Lösung 1.1:5
Aus Online Mathematik Brückenkurs 2
Suppose that the tangent touches the curve at the point \displaystyle (x_0,y_0). That point must, first and foremost, lie on the curve and therefore satisfy the equation of the curve, i.e.

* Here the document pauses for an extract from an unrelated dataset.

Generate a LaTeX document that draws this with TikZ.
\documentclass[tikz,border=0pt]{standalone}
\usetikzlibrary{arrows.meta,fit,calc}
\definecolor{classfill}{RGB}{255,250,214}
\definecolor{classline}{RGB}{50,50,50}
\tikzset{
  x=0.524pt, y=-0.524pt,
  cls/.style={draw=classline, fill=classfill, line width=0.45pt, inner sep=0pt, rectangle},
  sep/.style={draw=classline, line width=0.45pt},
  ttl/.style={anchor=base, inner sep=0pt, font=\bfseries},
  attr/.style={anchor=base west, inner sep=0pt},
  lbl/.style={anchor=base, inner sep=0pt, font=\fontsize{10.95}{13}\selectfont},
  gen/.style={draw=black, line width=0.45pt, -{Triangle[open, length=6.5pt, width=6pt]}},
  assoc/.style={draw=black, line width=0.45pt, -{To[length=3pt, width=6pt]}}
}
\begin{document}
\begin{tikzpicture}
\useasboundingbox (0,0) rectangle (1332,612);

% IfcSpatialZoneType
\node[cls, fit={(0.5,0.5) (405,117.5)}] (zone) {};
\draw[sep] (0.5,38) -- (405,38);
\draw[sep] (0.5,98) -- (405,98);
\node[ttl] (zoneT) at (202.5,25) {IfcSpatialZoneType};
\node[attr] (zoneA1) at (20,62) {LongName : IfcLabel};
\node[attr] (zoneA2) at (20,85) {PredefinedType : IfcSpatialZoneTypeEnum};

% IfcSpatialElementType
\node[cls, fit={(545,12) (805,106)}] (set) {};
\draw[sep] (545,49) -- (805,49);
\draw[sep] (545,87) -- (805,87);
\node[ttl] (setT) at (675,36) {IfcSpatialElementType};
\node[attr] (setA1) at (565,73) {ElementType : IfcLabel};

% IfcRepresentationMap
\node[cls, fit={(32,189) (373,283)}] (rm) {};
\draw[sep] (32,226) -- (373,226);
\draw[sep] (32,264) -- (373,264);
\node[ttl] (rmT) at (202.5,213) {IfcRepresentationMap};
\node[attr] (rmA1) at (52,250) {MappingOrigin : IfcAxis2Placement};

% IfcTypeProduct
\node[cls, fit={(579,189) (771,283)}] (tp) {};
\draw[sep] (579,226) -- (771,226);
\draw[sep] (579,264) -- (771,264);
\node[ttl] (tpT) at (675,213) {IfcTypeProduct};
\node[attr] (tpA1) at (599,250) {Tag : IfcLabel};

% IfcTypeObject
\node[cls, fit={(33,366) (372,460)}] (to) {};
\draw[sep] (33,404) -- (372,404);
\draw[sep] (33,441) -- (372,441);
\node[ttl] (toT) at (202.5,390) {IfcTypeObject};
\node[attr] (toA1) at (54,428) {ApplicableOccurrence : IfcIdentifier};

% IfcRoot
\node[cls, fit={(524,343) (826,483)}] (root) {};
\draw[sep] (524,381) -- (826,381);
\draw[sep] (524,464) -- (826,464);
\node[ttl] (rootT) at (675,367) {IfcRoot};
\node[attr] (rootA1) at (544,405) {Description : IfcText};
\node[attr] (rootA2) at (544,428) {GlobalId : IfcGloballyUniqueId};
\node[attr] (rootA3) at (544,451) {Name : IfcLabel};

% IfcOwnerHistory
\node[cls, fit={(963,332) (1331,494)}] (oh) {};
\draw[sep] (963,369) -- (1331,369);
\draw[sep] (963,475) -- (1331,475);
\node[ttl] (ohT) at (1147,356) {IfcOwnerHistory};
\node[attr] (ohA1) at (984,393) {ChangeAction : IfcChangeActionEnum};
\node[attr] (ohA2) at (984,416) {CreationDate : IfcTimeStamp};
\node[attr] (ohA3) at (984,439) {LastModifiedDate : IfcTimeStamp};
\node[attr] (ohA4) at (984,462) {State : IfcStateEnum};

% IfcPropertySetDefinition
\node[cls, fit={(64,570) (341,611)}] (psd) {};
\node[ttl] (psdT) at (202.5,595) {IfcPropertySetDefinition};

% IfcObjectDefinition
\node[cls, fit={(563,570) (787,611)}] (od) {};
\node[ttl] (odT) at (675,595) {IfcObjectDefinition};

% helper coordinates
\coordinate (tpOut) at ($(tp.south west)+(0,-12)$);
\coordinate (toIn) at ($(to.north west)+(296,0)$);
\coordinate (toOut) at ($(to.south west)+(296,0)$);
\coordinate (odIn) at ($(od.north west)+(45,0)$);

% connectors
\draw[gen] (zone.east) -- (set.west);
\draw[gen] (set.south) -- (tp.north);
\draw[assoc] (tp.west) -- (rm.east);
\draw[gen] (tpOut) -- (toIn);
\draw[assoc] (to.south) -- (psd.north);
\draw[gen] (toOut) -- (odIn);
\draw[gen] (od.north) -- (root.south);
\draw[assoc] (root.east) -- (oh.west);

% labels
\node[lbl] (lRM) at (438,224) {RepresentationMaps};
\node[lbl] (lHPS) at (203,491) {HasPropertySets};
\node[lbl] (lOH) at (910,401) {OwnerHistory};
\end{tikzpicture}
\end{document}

\displaystyle y_0 = -x_0^2\,\textrm{.} | (1) |
If we now write the equation of the tangent as \displaystyle y=kx+m, the slope of the tangent, k, is given by the value of the curve's derivative, \displaystyle y^{\,\prime} = -2x, at \displaystyle x=x_0,
\displaystyle k = -2x_0\,\textrm{.} | (2) |
The condition that the tangent goes through the point \displaystyle (x_0,y_0) gives us that
\displaystyle y_{0} = k\cdot x_0 + m\,\textrm{.} | (3) |
In addition to this, the tangent should also pass through the point (1,1),
\displaystyle 1 = k\cdot 1 + m\,\textrm{.} | (4) |
Equations (1)-(4) constitute a system of equations in the unknowns \displaystyle x_0, \displaystyle y_{0}, \displaystyle k and \displaystyle m.

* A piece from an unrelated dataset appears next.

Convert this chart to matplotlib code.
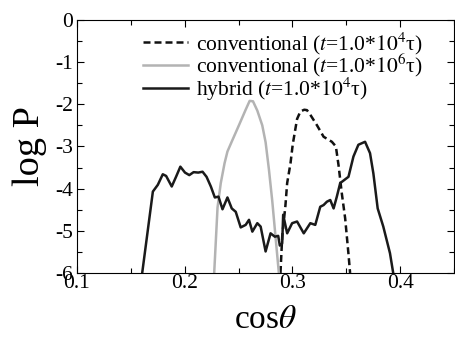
import numpy as np
import matplotlib
matplotlib.use('Agg')
import matplotlib.pyplot as plt

plt.rcParams['font.family'] = ['Liberation Serif', 'DejaVu Serif']
plt.rcParams['mathtext.fontset'] = 'stix'
plt.rcParams['axes.unicode_minus'] = False

# conventional, t = 1.0*10^4 tau (dashed)
conv4_x = [0.2889, 0.2905, 0.2935, 0.2951, 0.2982, 0.3003, 0.3043, 0.3074, 0.3110,
           0.3135, 0.3166, 0.3228, 0.3289, 0.3366, 0.3403, 0.3428, 0.3458, 0.3489,
           0.3520, 0.3535]
conv4_y = [-6.0, -5.14, -4.40, -3.87, -3.40, -2.95, -2.35, -2.17, -2.13,
           -2.14, -2.25, -2.50, -2.77, -2.89, -3.00, -3.45, -4.11, -4.70,
           -5.55, -6.0]

# conventional, t = 1.0*10^6 tau (grey)
conv6_x = [0.2274, 0.2305, 0.2335, 0.2370, 0.2397, 0.2443, 0.2505, 0.2566, 0.2603,
           0.2634, 0.2674, 0.2720, 0.2751, 0.2782, 0.2813, 0.2843, 0.2874]
conv6_y = [-6.0, -4.45, -3.87, -3.40, -3.12, -2.85, -2.49, -2.13, -1.92,
           -1.93, -2.15, -2.50, -2.90, -3.55, -4.30, -5.14, -6.0]

# hybrid, t = 1.0*10^4 tau (black)
hyb_x = [0.1606, 0.1705, 0.1751, 0.1797, 0.1828, 0.1880, 0.1920, 0.1960, 0.2003,
         0.2043, 0.2083, 0.2126, 0.2166, 0.2203, 0.2243, 0.2280, 0.2314, 0.2351,
         0.2397, 0.2437, 0.2474, 0.2520, 0.2566, 0.2597, 0.2628, 0.2674, 0.2705,
         0.2751, 0.2797, 0.2837, 0.2868, 0.2883, 0.2905, 0.2914, 0.2951, 0.2997,
         0.3043, 0.3105, 0.3166, 0.3212, 0.3258, 0.3289, 0.3320, 0.3351, 0.3382,
         0.3412, 0.3443, 0.3520, 0.3566, 0.3612, 0.3674, 0.3720, 0.3751, 0.3791,
         0.3843, 0.3905, 0.3935]
hyb_y = [-6.0, -4.07, -3.91, -3.66, -3.70, -3.95, -3.72, -3.48, -3.62,
         -3.68, -3.61, -3.62, -3.60, -3.72, -3.95, -4.21, -4.19, -4.49,
         -4.21, -4.47, -4.55, -4.92, -4.86, -4.74, -5.02, -4.82, -4.90,
         -5.49, -5.06, -5.14, -5.12, -5.35, -5.30, -4.62, -5.06, -4.82,
         -4.78, -5.06, -4.82, -4.86, -4.43, -4.39, -4.31, -4.27, -4.47,
         -4.19, -3.87, -3.72, -3.24, -2.96, -2.89, -3.16, -3.64, -4.47,
         -4.90, -5.53, -6.0]

labels = ['conventional ($t$=1.0*$10^4$τ)',
          'conventional ($t$=1.0*$10^6$τ)',
          'hybrid ($t$=1.0*$10^4$τ)']

fig = plt.figure(figsize=(4.55, 3.37), dpi=100)
ax = fig.add_axes([0.169, 0.19, 0.829, 0.751])

ax.plot(conv4_x, conv4_y, color='#111111', lw=1.8, dashes=(2.8, 1.6), label=labels[0])
ax.plot(conv6_x, conv6_y, color='#b3b3b3', lw=1.8, label=labels[1])
ax.plot(hyb_x, hyb_y, color='#1a1a1a', lw=1.8, label=labels[2])

ax.set_xlim(0.1, 0.45)
ax.set_ylim(-6, 0)
ax.set_xticks([0.1, 0.2, 0.3, 0.4])
ax.set_xticklabels(['0.1', '0.2', '0.3', '0.4'])
ax.set_xticks(np.arange(0.15, 0.45, 0.1), minor=True)
ax.set_yticks(range(-6, 1))
ax.set_yticks(np.arange(-5.5, 0, 1.0), minor=True)
ax.tick_params(which='both', direction='in', top=True, right=True, width=0.8, labelsize=15.5)
ax.tick_params(which='major', length=5)
ax.tick_params(which='minor', length=3.5)
ax.tick_params(axis='x', pad=1)
ax.tick_params(axis='y', pad=3)
for s in ax.spines.values():
    s.set_linewidth(0.8)

ax.set_xlabel(r'cos$\theta$', fontsize=24, labelpad=8)
ax.set_ylabel('log P', fontsize=27.5, labelpad=6)

ax.legend(loc='upper left', bbox_to_anchor=(0.175, 0.96), frameon=False, fontsize=15.5,
          borderpad=0, borderaxespad=0, handlelength=2.1, handletextpad=0.35,
          labelspacing=-0.2)

fig.savefig('out.png', dpi=100)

Because we are looking for \displaystyle x_0 and \displaystyle y_0, the first step is to try and eliminate k and m from the equations.

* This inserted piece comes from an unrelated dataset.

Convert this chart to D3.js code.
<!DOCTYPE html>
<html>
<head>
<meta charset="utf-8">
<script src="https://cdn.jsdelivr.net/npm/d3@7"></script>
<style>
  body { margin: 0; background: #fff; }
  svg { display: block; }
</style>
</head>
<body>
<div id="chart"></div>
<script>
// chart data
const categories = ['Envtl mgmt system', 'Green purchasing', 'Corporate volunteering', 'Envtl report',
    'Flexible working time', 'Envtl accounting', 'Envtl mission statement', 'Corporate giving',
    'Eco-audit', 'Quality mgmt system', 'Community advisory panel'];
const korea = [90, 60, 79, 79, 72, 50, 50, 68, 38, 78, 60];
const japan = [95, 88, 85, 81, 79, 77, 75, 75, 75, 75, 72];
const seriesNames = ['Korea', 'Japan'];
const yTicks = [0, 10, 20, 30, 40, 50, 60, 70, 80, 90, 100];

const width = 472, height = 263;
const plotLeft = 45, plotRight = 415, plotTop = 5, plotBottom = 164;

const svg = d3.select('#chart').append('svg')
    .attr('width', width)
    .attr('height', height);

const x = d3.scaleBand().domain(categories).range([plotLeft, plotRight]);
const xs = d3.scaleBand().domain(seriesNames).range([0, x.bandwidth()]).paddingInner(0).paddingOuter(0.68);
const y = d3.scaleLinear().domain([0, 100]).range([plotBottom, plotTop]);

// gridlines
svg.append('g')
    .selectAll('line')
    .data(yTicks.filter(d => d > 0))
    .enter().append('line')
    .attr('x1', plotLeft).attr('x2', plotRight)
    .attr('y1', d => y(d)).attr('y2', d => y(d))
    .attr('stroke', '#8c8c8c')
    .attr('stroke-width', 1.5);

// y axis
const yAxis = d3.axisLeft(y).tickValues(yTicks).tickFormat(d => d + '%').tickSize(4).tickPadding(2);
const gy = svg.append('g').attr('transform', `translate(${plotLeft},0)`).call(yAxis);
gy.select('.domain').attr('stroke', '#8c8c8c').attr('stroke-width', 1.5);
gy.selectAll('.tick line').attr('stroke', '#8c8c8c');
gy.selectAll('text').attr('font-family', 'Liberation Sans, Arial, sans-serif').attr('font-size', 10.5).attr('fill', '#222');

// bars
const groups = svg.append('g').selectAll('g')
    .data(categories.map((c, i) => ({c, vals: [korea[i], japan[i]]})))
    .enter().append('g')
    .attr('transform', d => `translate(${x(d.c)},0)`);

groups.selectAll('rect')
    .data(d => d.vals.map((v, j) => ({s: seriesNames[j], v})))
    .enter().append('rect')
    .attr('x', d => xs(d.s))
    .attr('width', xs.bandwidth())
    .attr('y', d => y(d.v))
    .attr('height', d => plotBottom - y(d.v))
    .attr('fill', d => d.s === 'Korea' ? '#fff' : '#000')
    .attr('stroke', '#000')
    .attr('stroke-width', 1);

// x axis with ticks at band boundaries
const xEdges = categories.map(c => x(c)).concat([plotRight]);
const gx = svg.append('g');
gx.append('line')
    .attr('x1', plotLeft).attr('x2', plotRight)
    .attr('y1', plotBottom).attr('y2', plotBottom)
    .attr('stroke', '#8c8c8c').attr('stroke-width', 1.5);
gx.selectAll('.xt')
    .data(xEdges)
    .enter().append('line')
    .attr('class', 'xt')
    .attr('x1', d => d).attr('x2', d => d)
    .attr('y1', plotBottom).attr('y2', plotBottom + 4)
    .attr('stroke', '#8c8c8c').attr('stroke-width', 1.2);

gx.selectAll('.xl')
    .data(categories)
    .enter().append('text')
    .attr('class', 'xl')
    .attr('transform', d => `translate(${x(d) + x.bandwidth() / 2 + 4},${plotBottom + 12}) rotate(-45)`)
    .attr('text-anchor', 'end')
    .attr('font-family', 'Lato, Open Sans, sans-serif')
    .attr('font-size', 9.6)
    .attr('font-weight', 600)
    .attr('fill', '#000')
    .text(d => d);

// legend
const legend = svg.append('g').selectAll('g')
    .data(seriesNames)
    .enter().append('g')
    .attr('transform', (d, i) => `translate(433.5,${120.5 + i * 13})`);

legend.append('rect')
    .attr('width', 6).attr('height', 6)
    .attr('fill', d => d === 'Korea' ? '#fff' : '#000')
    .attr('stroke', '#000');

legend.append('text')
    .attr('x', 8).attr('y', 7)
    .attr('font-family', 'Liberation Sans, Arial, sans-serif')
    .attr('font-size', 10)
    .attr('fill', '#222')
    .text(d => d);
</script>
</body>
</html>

Equation (2) gives that \displaystyle k = -2 x_0 and substituting this into equation (4) gives
\displaystyle 1 = -2x_0 + m\quad\Leftrightarrow\quad m = 2x_0+1\,\textrm{.} |
With k and m expressed in terms of \displaystyle x_0 and \displaystyle y_0, (3) becomes an equation that is expressed completely in terms of \displaystyle x_0 and \displaystyle y_0,
\displaystyle y_0 = -2x_0^2 + 2x_0 + 1\,\textrm{.} | (3') |
This equation, together with (1), is a system of equations in \displaystyle x_0 and \displaystyle y_0,
\displaystyle \left\{\begin{align}
y_{0} &= -x_0^{2}\,,\\[5pt] y_{0} &= -2x_0^2 + 2x_0 + 1\,\textrm{.} \end{align}\right. |
Substituting equation (1) into (3') gives us an equation in \displaystyle x_0,
\displaystyle -x_0^2 = -2x_0^2 + 2x_0 + 1\,, |
i.e.
\displaystyle x_0^2 - 2x_0 - 1 = 0\,\textrm{.} |
This quadratic equation has solutions
\displaystyle x_0 = 1-\sqrt{2}\qquad\text{and}\qquad x_0 = 1+\sqrt{2}\,\textrm{.} |
Equation (1) gives the corresponding y-values,
\displaystyle y_0 = -3+2\sqrt{2}\qquad\text{and}\qquad y_0 = -3-2\sqrt{2}\,\textrm{.} |
Thus, the answers are the points \displaystyle (1-\sqrt{2},-3+2\sqrt{2}) and \displaystyle (1+\sqrt{2},-3-2\sqrt{2})\,.